**AIM OF THE TASK**
Print the listing as it stands, omitting all images.

**SUPPLIED MATERIAL**

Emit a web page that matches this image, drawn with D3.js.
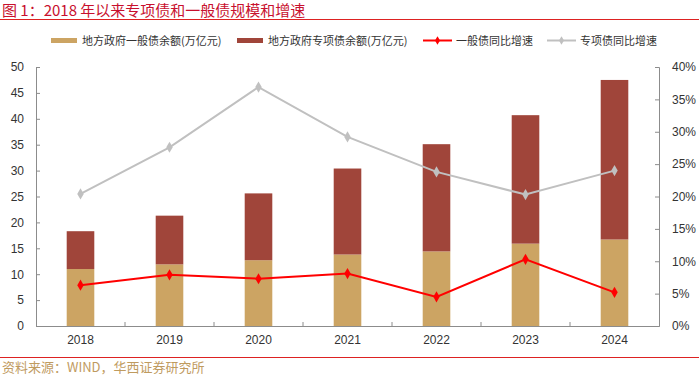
<!DOCTYPE html>
<html>
<head>
<meta charset="utf-8">
<script src="https://cdn.jsdelivr.net/npm/d3@7/dist/d3.min.js"></script>
<style>
  body { margin: 0; background: #fff; }
  svg { display: block; }
  .tick text { font-family: "Liberation Sans", Arial, sans-serif; font-size: 12px; fill: #333; }
  .cjk { font-family: "Noto Sans CJK SC", sans-serif; }
</style>
</head>
<body>
<div id="chart"></div>
<script>
var years = ["2018", "2019", "2020", "2021", "2022", "2023", "2024"];
var generalDebt = [11.0, 11.9, 12.7, 13.8, 14.4, 15.9, 16.7];
var specialDebt = [7.3, 9.4, 12.9, 16.6, 20.7, 24.8, 30.8];
var generalGrowth = [6.3, 7.9, 7.3, 8.1, 4.5, 10.3, 5.2];
var specialGrowth = [20.4, 27.6, 36.9, 29.2, 23.8, 20.3, 24.0];
var leftTicks = [0, 5, 10, 15, 20, 25, 30, 35, 40, 45, 50];
var rightTicks = [0, 5, 10, 15, 20, 25, 30, 35, 40];

var width = 699,
    height = 375,
    margin = { left: 36, right: 40, top: 67, bottom: 49 },
    gold = "#cca463",
    brick = "#a0453a",
    red = "#ff0000",
    grey = "#c0c0c0";

var svg = d3.select("#chart").append("svg")
    .attr("width", width)
    .attr("height", height);

// title + rule
svg.append("text")
    .attr("class", "cjk")
    .attr("x", 2).attr("y", 16)
    .style("font-size", "15px")
    .style("fill", "#c8102e")
    .text("图 1：2018 年以来专项债和一般债规模和增速");

svg.append("line")
    .attr("x1", 0).attr("x2", width)
    .attr("y1", 19.5).attr("y2", 19.5)
    .style("stroke", "#d22").style("stroke-width", 1.2);

var x = d3.scaleBand()
    .domain(years)
    .range([margin.left, width - margin.right]);

var yL = d3.scaleLinear().domain([0, 50]).range([height - margin.bottom, margin.top]);
var yR = d3.scaleLinear().domain([0, 40]).range([height - margin.bottom, margin.top]);

var barW = x.bandwidth() * 0.31;

// bars
var g = svg.append("g");
years.forEach(function(yr, i) {
    var cx = x(yr) + x.bandwidth() / 2;
    g.append("rect")
        .attr("x", cx - barW / 2)
        .attr("width", barW)
        .attr("y", yL(generalDebt[i]))
        .attr("height", yL(0) - yL(generalDebt[i]))
        .style("fill", gold);
    g.append("rect")
        .attr("x", cx - barW / 2)
        .attr("width", barW)
        .attr("y", yL(generalDebt[i] + specialDebt[i]))
        .attr("height", yL(generalDebt[i]) - yL(generalDebt[i] + specialDebt[i]))
        .style("fill", brick);
});

// axes
var axisColor = "#8c8c8c";

var leftAxis = svg.append("g")
    .attr("transform", "translate(" + margin.left + ",0)")
    .call(d3.axisLeft(yL).tickValues(leftTicks).tickSize(-4).tickPadding(12));

var rightAxis = svg.append("g")
    .attr("transform", "translate(" + (width - margin.right) + ",0)")
    .call(d3.axisRight(yR).tickValues(rightTicks).tickSize(-4).tickPadding(13)
        .tickFormat(function(d) { return d + "%"; }));

var bottomAxis = svg.append("g")
    .attr("transform", "translate(0," + yL(0) + ")")
    .call(d3.axisBottom(x).tickSize(0).tickPadding(9));

[leftAxis, rightAxis, bottomAxis].forEach(function(a) {
    a.select(".domain").style("stroke", axisColor);
    a.selectAll(".tick line").style("stroke", axisColor);
});

// category boundary ticks on x axis
svg.append("g").selectAll("line")
    .data(years.slice(1))
    .enter().append("line")
    .attr("x1", function(d) { return x(d); })
    .attr("x2", function(d) { return x(d); })
    .attr("y1", yL(0)).attr("y2", yL(0) - 4)
    .style("stroke", axisColor);

// lines
var line = d3.line()
    .x(function(d, i) { return x(years[i]) + x.bandwidth() / 2; })
    .y(function(d) { return yR(d); });

var diamond = d3.symbol().type(d3.symbolDiamond).size(36);

function drawSeries(data, color) {
    svg.append("path")
        .datum(data)
        .attr("d", line)
        .style("fill", "none")
        .style("stroke", color)
        .style("stroke-width", 2);
    svg.append("g").selectAll("path")
        .data(data)
        .enter().append("path")
        .attr("d", diamond)
        .attr("transform", function(d, i) {
            return "translate(" + (x(years[i]) + x.bandwidth() / 2) + "," + yR(d) + ")";
        })
        .style("fill", color);
}
drawSeries(specialGrowth, grey);
drawSeries(generalGrowth, red);

// legend
var legend = svg.append("g").attr("class", "cjk").style("font-size", "11px");
var items = [
    { type: "bar", color: gold, x: 51, label: "地方政府一般债余额(万亿元)" },
    { type: "bar", color: brick, x: 237, label: "地方政府专项债余额(万亿元)" },
    { type: "line", color: red, x: 423, label: "一般债同比增速" },
    { type: "line", color: grey, x: 547, label: "专项债同比增速" }
];
items.forEach(function(it) {
    if (it.type == "bar") {
        legend.append("rect")
            .attr("x", it.x).attr("y", 38)
            .attr("width", 26).attr("height", 5)
            .style("fill", it.color);
    } else {
        legend.append("line")
            .attr("x1", it.x).attr("x2", it.x + 29)
            .attr("y1", 40.5).attr("y2", 40.5)
            .style("stroke", it.color).style("stroke-width", 2);
        legend.append("path")
            .attr("d", d3.symbol().type(d3.symbolDiamond).size(22))
            .attr("transform", "translate(" + (it.x + 14.5) + ",40.5)")
            .style("fill", it.color);
    }
    legend.append("text")
        .attr("x", it.x + (it.type == "bar" ? 31 : 33))
        .attr("y", 44.5)
        .style("fill", "#333")
        .text(it.label);
});

// footer
svg.append("line")
    .attr("x1", 0).attr("x2", width)
    .attr("y1", 357.5).attr("y2", 357.5)
    .style("stroke", "#d22").style("stroke-width", 1.2);

svg.append("text")
    .attr("class", "cjk")
    .attr("x", 2).attr("y", 371.5)
    .style("font-size", "13px")
    .style("fill", "#bf9b5f")
    .text("资料来源：WIND，华西证券研究所");
</script>
</body>
</html>
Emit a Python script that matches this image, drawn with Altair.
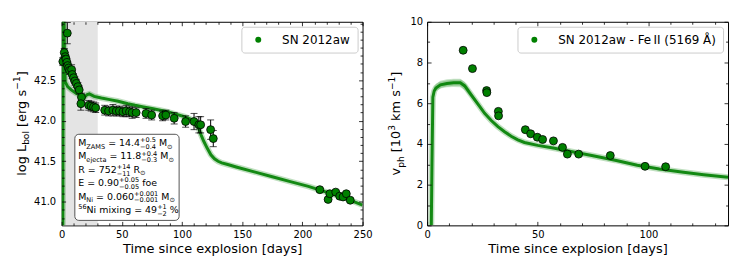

**RESULT FOR THIS TASK**
Emit a web page that matches this image, drawn with D3.js.
<!DOCTYPE html>
<html>
<head>
<meta charset="utf-8">
<script src="https://cdn.jsdelivr.net/npm/d3@7/dist/d3.min.js"></script>
<style>
  body { margin: 0; background: #fff; }
  svg { display: block; }
  .tick text { font-family: "Liberation Sans", Arial, sans-serif; font-size: 12px; fill: #333; }
  .cjk { font-family: "Noto Sans CJK SC", sans-serif; }
</style>
</head>
<body>
<div id="chart"></div>
<script>
var years = ["2018", "2019", "2020", "2021", "2022", "2023", "2024"];
var generalDebt = [11.0, 11.9, 12.7, 13.8, 14.4, 15.9, 16.7];
var specialDebt = [7.3, 9.4, 12.9, 16.6, 20.7, 24.8, 30.8];
var generalGrowth = [6.3, 7.9, 7.3, 8.1, 4.5, 10.3, 5.2];
var specialGrowth = [20.4, 27.6, 36.9, 29.2, 23.8, 20.3, 24.0];
var leftTicks = [0, 5, 10, 15, 20, 25, 30, 35, 40, 45, 50];
var rightTicks = [0, 5, 10, 15, 20, 25, 30, 35, 40];

var width = 699,
    height = 375,
    margin = { left: 36, right: 40, top: 67, bottom: 49 },
    gold = "#cca463",
    brick = "#a0453a",
    red = "#ff0000",
    grey = "#c0c0c0";

var svg = d3.select("#chart").append("svg")
    .attr("width", width)
    .attr("height", height);

// title + rule
svg.append("text")
    .attr("class", "cjk")
    .attr("x", 2).attr("y", 16)
    .style("font-size", "15px")
    .style("fill", "#c8102e")
    .text("图 1：2018 年以来专项债和一般债规模和增速");

svg.append("line")
    .attr("x1", 0).attr("x2", width)
    .attr("y1", 19.5).attr("y2", 19.5)
    .style("stroke", "#d22").style("stroke-width", 1.2);

var x = d3.scaleBand()
    .domain(years)
    .range([margin.left, width - margin.right]);

var yL = d3.scaleLinear().domain([0, 50]).range([height - margin.bottom, margin.top]);
var yR = d3.scaleLinear().domain([0, 40]).range([height - margin.bottom, margin.top]);

var barW = x.bandwidth() * 0.31;

// bars
var g = svg.append("g");
years.forEach(function(yr, i) {
    var cx = x(yr) + x.bandwidth() / 2;
    g.append("rect")
        .attr("x", cx - barW / 2)
        .attr("width", barW)
        .attr("y", yL(generalDebt[i]))
        .attr("height", yL(0) - yL(generalDebt[i]))
        .style("fill", gold);
    g.append("rect")
        .attr("x", cx - barW / 2)
        .attr("width", barW)
        .attr("y", yL(generalDebt[i] + specialDebt[i]))
        .attr("height", yL(generalDebt[i]) - yL(generalDebt[i] + specialDebt[i]))
        .style("fill", brick);
});

// axes
var axisColor = "#8c8c8c";

var leftAxis = svg.append("g")
    .attr("transform", "translate(" + margin.left + ",0)")
    .call(d3.axisLeft(yL).tickValues(leftTicks).tickSize(-4).tickPadding(12));

var rightAxis = svg.append("g")
    .attr("transform", "translate(" + (width - margin.right) + ",0)")
    .call(d3.axisRight(yR).tickValues(rightTicks).tickSize(-4).tickPadding(13)
        .tickFormat(function(d) { return d + "%"; }));

var bottomAxis = svg.append("g")
    .attr("transform", "translate(0," + yL(0) + ")")
    .call(d3.axisBottom(x).tickSize(0).tickPadding(9));

[leftAxis, rightAxis, bottomAxis].forEach(function(a) {
    a.select(".domain").style("stroke", axisColor);
    a.selectAll(".tick line").style("stroke", axisColor);
});

// category boundary ticks on x axis
svg.append("g").selectAll("line")
    .data(years.slice(1))
    .enter().append("line")
    .attr("x1", function(d) { return x(d); })
    .attr("x2", function(d) { return x(d); })
    .attr("y1", yL(0)).attr("y2", yL(0) - 4)
    .style("stroke", axisColor);

// lines
var line = d3.line()
    .x(function(d, i) { return x(years[i]) + x.bandwidth() / 2; })
    .y(function(d) { return yR(d); });

var diamond = d3.symbol().type(d3.symbolDiamond).size(36);

function drawSeries(data, color) {
    svg.append("path")
        .datum(data)
        .attr("d", line)
        .style("fill", "none")
        .style("stroke", color)
        .style("stroke-width", 2);
    svg.append("g").selectAll("path")
        .data(data)
        .enter().append("path")
        .attr("d", diamond)
        .attr("transform", function(d, i) {
            return "translate(" + (x(years[i]) + x.bandwidth() / 2) + "," + yR(d) + ")";
        })
        .style("fill", color);
}
drawSeries(specialGrowth, grey);
drawSeries(generalGrowth, red);

// legend
var legend = svg.append("g").attr("class", "cjk").style("font-size", "11px");
var items = [
    { type: "bar", color: gold, x: 51, label: "地方政府一般债余额(万亿元)" },
    { type: "bar", color: brick, x: 237, label: "地方政府专项债余额(万亿元)" },
    { type: "line", color: red, x: 423, label: "一般债同比增速" },
    { type: "line", color: grey, x: 547, label: "专项债同比增速" }
];
items.forEach(function(it) {
    if (it.type == "bar") {
        legend.append("rect")
            .attr("x", it.x).attr("y", 38)
            .attr("width", 26).attr("height", 5)
            .style("fill", it.color);
    } else {
        legend.append("line")
            .attr("x1", it.x).attr("x2", it.x + 29)
            .attr("y1", 40.5).attr("y2", 40.5)
            .style("stroke", it.color).style("stroke-width", 2);
        legend.append("path")
            .attr("d", d3.symbol().type(d3.symbolDiamond).size(22))
            .attr("transform", "translate(" + (it.x + 14.5) + ",40.5)")
            .style("fill", it.color);
    }
    legend.append("text")
        .attr("x", it.x + (it.type == "bar" ? 31 : 33))
        .attr("y", 44.5)
        .style("fill", "#333")
        .text(it.label);
});

// footer
svg.append("line")
    .attr("x1", 0).attr("x2", width)
    .attr("y1", 357.5).attr("y2", 357.5)
    .style("stroke", "#d22").style("stroke-width", 1.2);

svg.append("text")
    .attr("class", "cjk")
    .attr("x", 2).attr("y", 371.5)
    .style("font-size", "13px")
    .style("fill", "#bf9b5f")
    .text("资料来源：WIND，华西证券研究所");
</script>
</body>
</html>
Emit a Python script that matches this image, drawn with Altair.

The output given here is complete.